Every day, we all see hundreds of photos and videos. They're everywhere. Everybody takes photographs - with phones and iPads as well as with cameras. Our lives have turned into one big Kodak moment. Inevitably, there's a sameness about all these photos. How many pictures have you seen of fall foliage reflected in water? sailboats on a sunny day? flowers with butterflies? old barns?  Almost all of these photos look the same. In writing, if the same idea is expressed in exactly the same way in the same language over and over again, it becomes trite. That's what all these photos are:  trite images. They are trivializations reducing what was an authentic experience into something shallow and meaningless. Instead of enhancing our lives with real content, depth and meaning, they are dulling our senses with mind-numbing repetition.

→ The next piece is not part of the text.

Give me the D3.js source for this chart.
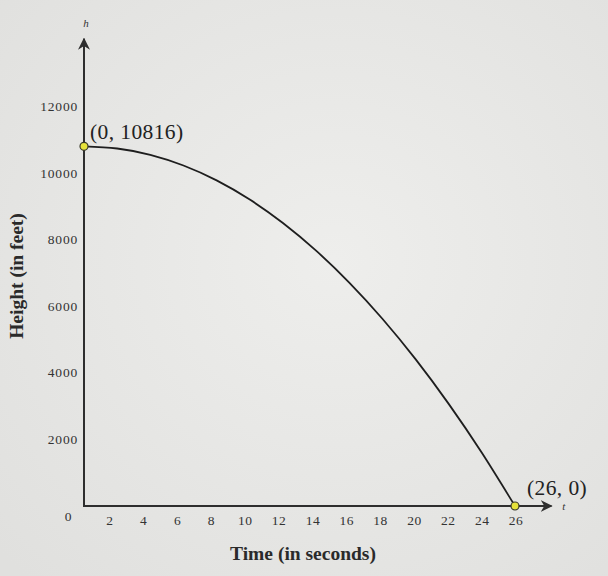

Because a photograph can be assimilated in a fraction of a second, photography is a perfect fit with 21st century culture. Anything that takes significant time and actual thought to create or appreciate is totally out of fashion, but photos are ubiquitous, the cultural version of fast food.  I call it "Easy Art" or "Art Lite" - fast and easy to create, fast and easy to assimilate. Photos are ephemeral and temporary.  Since we see so many of them, they are as disposable and unmemorable as kleenex.  I think photos almost never make it into permanent storage part of our brains; they're like all the everyday trivia that is discarded immediately. I don't think this is good for us. We're bombarded with a constant visual overload of drivel that amounts to visual pollution, in which we see hundreds of images every day, but really look at none of them. Our brains are overstimulated and undernourished; our perceptions are warped by an avalanche of cultural garbage, a diet of candy.

I'm off to the library.  I'm not taking my camera.